[Extracted records]
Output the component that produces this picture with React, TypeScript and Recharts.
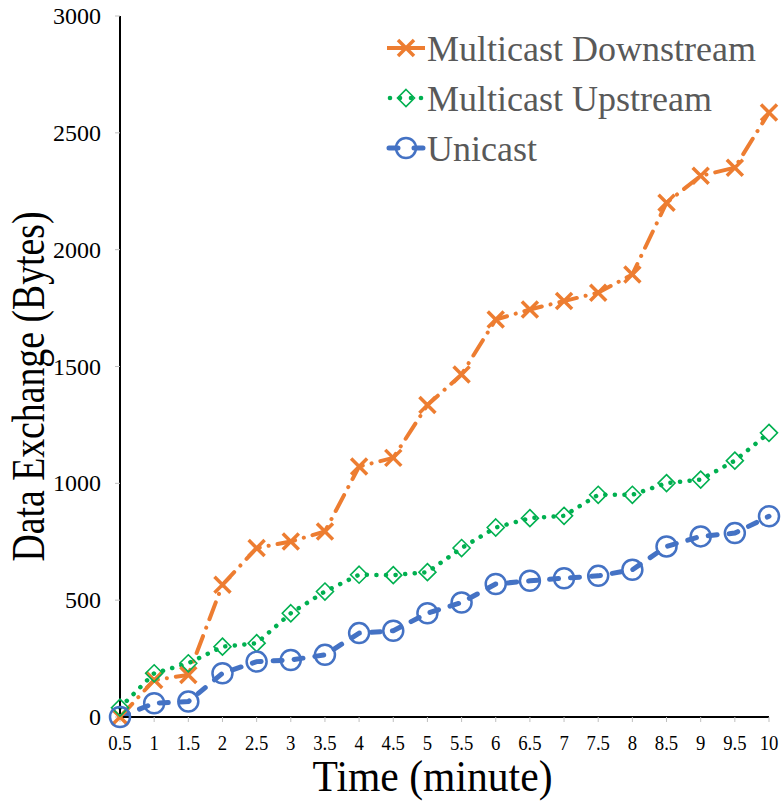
import React from 'react';
import { LineChart, Line, XAxis, YAxis, Legend, Label } from 'recharts';

const times = [0.5, 1, 1.5, 2, 2.5, 3, 3.5, 4, 4.5, 5, 5.5, 6, 6.5, 7, 7.5, 8, 8.5, 9, 9.5, 10];
const downstream = [0, 158, 180, 566, 723, 751, 794, 1072, 1109, 1335, 1466, 1701, 1744, 1780, 1816, 1894, 2201, 2316, 2351, 2587];
const upstream = [40, 187, 230, 301, 316, 444, 537, 609, 607, 620, 723, 811, 851, 861, 951, 951, 1001, 1016, 1097, 1216];
const unicast = [0, 59, 66, 187, 237, 244, 266, 359, 369, 444, 490, 569, 583, 594, 604, 630, 730, 773, 787, 859];
const yTicks = [0, 500, 1000, 1500, 2000, 2500, 3000];
const xTicks = times;

const seriesNames = ['Multicast Downstream', 'Multicast Upstream', 'Unicast'];
const ORANGE = '#ED7D31';
const GREEN = '#00B050';
const BLUE = '#4472C4';
const FONT = '"Liberation Serif", "Times New Roman", serif';

const data = times.map((t, i) => ({
  t,
  down: downstream[i],
  up: upstream[i],
  uni: unicast[i],
}));

const XMark = (props: any) => {
  const { cx, cy, key } = props;
  if (cx == null || cy == null) return <g key={key} />;
  const s = 8;
  return (
    <path
      key={key}
      d={`M${cx - s},${cy - s}L${cx + s},${cy + s}M${cx - s},${cy + s}L${cx + s},${cy - s}`}
      stroke={ORANGE}
      strokeWidth={3.5}
      fill="none"
    />
  );
};

const DiamondMark = (props: any) => {
  const { cx, cy, key } = props;
  if (cx == null || cy == null) return <g key={key} />;
  const s = 8.5;
  return (
    <path
      key={key}
      d={`M${cx},${cy - s}L${cx + s},${cy}L${cx},${cy + s}L${cx - s},${cy}Z`}
      stroke={GREEN}
      strokeWidth={1.6}
      fill="none"
    />
  );
};

const CircleMark = (props: any) => {
  const { cx, cy, key } = props;
  if (cx == null || cy == null) return <g key={key} />;
  return <circle key={key} cx={cx} cy={cy} r={10} stroke={BLUE} strokeWidth={2.5} fill="none" />;
};

const XTick = (props: any) => {
  const { x, y, payload } = props;
  return (
    <g transform={`translate(${x},${y})`}>
      <text
        x={0}
        y={0}
        dy={28}
        textAnchor="middle"
        fontSize={22}
        fontFamily={FONT}
        style={{ fontFamily: FONT }}
        fill="#000"
        transform="scale(0.85,1)"
      >
        {payload.value}
      </text>
    </g>
  );
};

const YTick = (props: any) => {
  const { x, y, payload } = props;
  return (
    <text
      x={x}
      y={y}
      dy={8}
      textAnchor="end"
      fontSize={24}
      fontFamily={FONT}
      style={{ fontFamily: FONT }}
      fill="#000"
    >
      {payload.value}
    </text>
  );
};

const YTitle = (props: any) => {
  const { viewBox } = props;
  const cx = viewBox.x + 44;
  const cy = viewBox.y + viewBox.height / 2 + 20;
  return (
    <text
      x={cx}
      y={cy}
      textAnchor="middle"
      fontSize={46}
      fontFamily={FONT}
      style={{ fontFamily: FONT }}
      fill="#000"
      textLength={350}
      lengthAdjust="spacingAndGlyphs"
      transform={`rotate(-90, ${cx}, ${cy})`}
    >
      Data Exchange (Bytes)
    </text>
  );
};

const XTitle = (props: any) => {
  const { viewBox } = props;
  const cx = viewBox.x + viewBox.width / 2 - 12;
  const by = viewBox.y + 74;
  return (
    <text
      x={cx}
      y={by}
      textAnchor="middle"
      fontSize={44}
      fontFamily={FONT}
      style={{ fontFamily: FONT }}
      fill="#000"
      textLength={240}
      lengthAdjust="spacingAndGlyphs"
    >
      Time (minute)
    </text>
  );
};

const LegendContent = () => {
  const rows = [
    { name: seriesNames[0], color: ORANGE, kind: 'x' },
    { name: seriesNames[1], color: GREEN, kind: 'd' },
    { name: seriesNames[2], color: BLUE, kind: 'c' },
  ];
  return (
    <svg width={784} height={180} style={{ display: 'block' }}>
      {rows.map((r, i) => {
        const cy = 48 + i * 50;
        const mx = 406;
        return (
          <g key={r.name}>
            {r.kind === 'x' && (
              <g>
                <line x1={387} y1={cy} x2={425} y2={cy} stroke={ORANGE} strokeWidth={4} />
                <XMark cx={mx} cy={cy} />
              </g>
            )}
            {r.kind === 'd' && (
              <g>
                <circle cx={390} cy={cy} r={2.3} fill={GREEN} />
                <circle cx={400} cy={cy} r={2.3} fill={GREEN} />
                <circle cx={411} cy={cy} r={2.3} fill={GREEN} />
                <circle cx={421} cy={cy} r={2.3} fill={GREEN} />
                <DiamondMark cx={mx} cy={cy} />
              </g>
            )}
            {r.kind === 'c' && (
              <g>
                <line x1={389} y1={cy} x2={423} y2={cy} stroke={BLUE} strokeWidth={5} strokeLinecap="round" strokeDasharray="9 16" />
                <CircleMark cx={mx} cy={cy} />
              </g>
            )}
            <text
              x={427}
              y={cy + 13}
              fontSize={36}
              fontFamily={FONT}
              style={{ fontFamily: FONT }}
              fill="#595959"
            >
              {r.name}
            </text>
          </g>
        );
      })}
    </svg>
  );
};

export default function App() {
  return (
    <div
      style={{
        position: 'absolute',
        left: 0,
        top: 0,
        width: 784,
        height: 801,
        background: '#fff',
        fontFamily: FONT,
      }}
    >
      <LineChart
        width={784}
        height={801}
        data={data}
        margin={{ top: 16, right: 15, left: 0, bottom: 0 }}
      >
        <XAxis
          dataKey="t"
          type="number"
          domain={[0.5, 10]}
          ticks={xTicks}
          interval={0}
          height={84}
          tickSize={5}
          tickMargin={0}
          tickLine={{ stroke: '#bfbfbf' }}
          axisLine={{ stroke: '#000', strokeWidth: 2 }}
          tick={<XTick />}
          allowDecimals
        >
          <Label content={<XTitle />} />
        </XAxis>
        <XAxis
          xAxisId="top"
          orientation="top"
          type="number"
          domain={[0.5, 10]}
          height={0}
          tick={false}
          tickLine={false}
          axisLine={{ stroke: '#000', strokeWidth: 2 }}
        />
        <YAxis
          type="number"
          domain={[0, 3000]}
          ticks={yTicks}
          interval={0}
          width={120}
          tickSize={5}
          tickMargin={14}
          tickLine={{ stroke: '#bfbfbf' }}
          axisLine={{ stroke: '#000', strokeWidth: 2 }}
          tick={<YTick />}
        >
          <Label content={<YTitle />} />
        </YAxis>
        <YAxis
          yAxisId="right"
          orientation="right"
          type="number"
          domain={[0, 3000]}
          width={0}
          tick={false}
          tickLine={false}
          axisLine={{ stroke: '#000', strokeWidth: 2 }}
        />
        <Legend
          layout="vertical"
          align="center"
          verticalAlign="middle"
          content={<LegendContent />}
          wrapperStyle={{ position: 'absolute', left: 0, top: 0, width: 784, height: 180, pointerEvents: 'none' }}
        />
        <Line
          dataKey="down"
          name={seriesNames[0]}
          stroke={ORANGE}
          strokeWidth={4}
          strokeDasharray="18 9 0.1 9"
          strokeLinecap="round"
          dot={(p: any) => <XMark {...p} />}
          activeDot={false}
          isAnimationActive={false}
          type="linear"
        />
        <Line
          dataKey="up"
          name={seriesNames[1]}
          stroke={GREEN}
          strokeWidth={4.5}
          strokeDasharray="0.1 9.5"
          strokeLinecap="round"
          dot={(p: any) => <DiamondMark {...p} />}
          activeDot={false}
          isAnimationActive={false}
          type="linear"
        />
        <Line
          dataKey="uni"
          name={seriesNames[2]}
          stroke={BLUE}
          strokeWidth={5}
          strokeDasharray="9 12"
          strokeLinecap="round"
          dot={(p: any) => <CircleMark {...p} />}
          activeDot={false}
          isAnimationActive={false}
          type="linear"
        />
      </LineChart>
    </div>
  );
}
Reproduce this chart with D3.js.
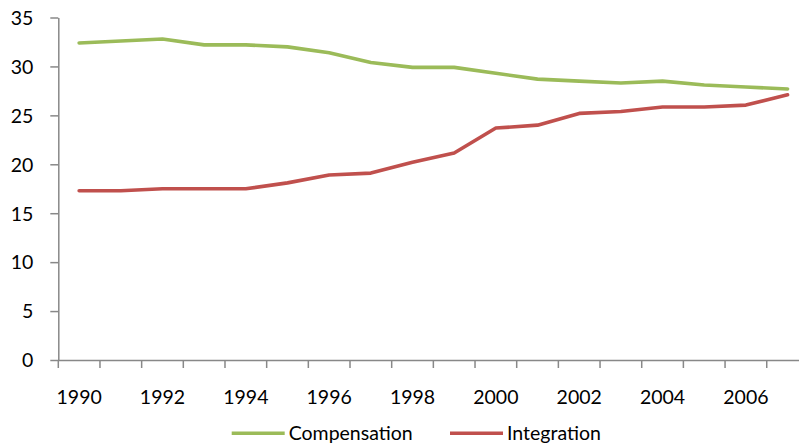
<!DOCTYPE html>
<html>
<head>
<meta charset="utf-8">
<script src="https://cdn.jsdelivr.net/npm/d3@7"></script>
<style>
  html, body { margin: 0; padding: 0; background: #fff; }
  svg { display: block; }
  text { font-family: Lato, "Open Sans", sans-serif; fill: #000; }
</style>
</head>
<body>
<svg id="chart" width="799" height="446"></svg>
<script>
const years = [1990,1991,1992,1993,1994,1995,1996,1997,1998,1999,2000,2001,2002,2003,2004,2005,2006,2007];
const compensation = [32.4,32.6,32.8,32.2,32.2,32.0,31.4,30.4,29.9,29.9,29.3,28.7,28.5,28.3,28.5,28.1,27.9,27.7];
const integration  = [17.3,17.3,17.5,17.5,17.5,18.1,18.9,19.1,20.2,21.15,23.7,24.0,25.2,25.4,25.85,25.85,26.05,27.1];
const yTicks = [0,5,10,15,20,25,30,35];
const xLabels = [1990,1992,1994,1996,1998,2000,2002,2004,2006];
const seriesNames = ["Compensation","Integration"];
const seriesColors = ["#9BBB59","#C0504D"];

const svg = d3.select("#chart");
const x = d3.scaleBand().domain(years).range([58.3, 808.4]).padding(0);
const y = d3.scaleLinear().domain([0,35]).range([360, 17.5]);
const axisColor = "#888888";
const fontSize = "19.5px";

// Y axis
const gy = svg.append("g").attr("transform", "translate(58.3,0)")
  .call(d3.axisLeft(y).tickValues(yTicks).tickSize(8).tickSizeOuter(0).tickPadding(17));
gy.selectAll("path, line").attr("stroke", axisColor).attr("stroke-width", 1.5);
gy.selectAll("text").style("font-size", fontSize).attr("font-family", null).attr("dy", "0.35em");
gy.attr("font-family", null).attr("font-size", null);

// X axis: line, ticks at category boundaries, labels at even years
const gx = svg.append("g").attr("transform", "translate(0,360)")
  .call(d3.axisBottom(x).tickValues(xLabels).tickSize(0).tickSizeOuter(0).tickPadding(0));
gx.attr("font-family", null).attr("font-size", null);
gx.selectAll("path").attr("stroke", axisColor).attr("stroke-width", 1.5);
gx.selectAll("text").style("font-size", fontSize).attr("y", 43.5).attr("dy", null);
const boundaries = years.map(d => x(d)).concat([x.range()[1]]);
gx.selectAll("line.bt").data(boundaries).enter().append("line")
  .attr("class", "bt")
  .attr("x1", d => d).attr("x2", d => d).attr("y1", 0).attr("y2", 8)
  .attr("stroke", axisColor).attr("stroke-width", 1.5);

// Lines
const line = d3.line()
  .x((d, i) => x(years[i]) + x.bandwidth() / 2)
  .y(d => y(d));
[compensation, integration].forEach((vals, k) => {
  svg.append("path").datum(vals)
    .attr("d", line)
    .attr("fill", "none")
    .attr("stroke", seriesColors[k])
    .attr("stroke-width", 3.6)
    .attr("stroke-linejoin", "round")
    .attr("stroke-linecap", "round");
});

// Legend
const legendX = [231.7, 450];
seriesNames.forEach((name, k) => {
  const g = svg.append("g").attr("transform", `translate(${legendX[k]},433.3)`);
  g.append("line").attr("x1", 0).attr("x2", 53).attr("y1", 0).attr("y2", 0)
    .attr("stroke", seriesColors[k]).attr("stroke-width", 3.6);
  g.append("text").attr("x", 57).attr("y", 6.3).style("font-size", fontSize).text(name);
});
</script>
</body>
</html>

• Problem requirements: Omit the pictures, then repeat exactly each line from the beginning of the listing through the line with "YAxis, Legend, Label".

• Answer below:
Output the component that produces this picture with React, TypeScript and Recharts.
import React from 'react';
import { LineChart, Line, XAxis, YAxis, Legend, Label } from 'recharts';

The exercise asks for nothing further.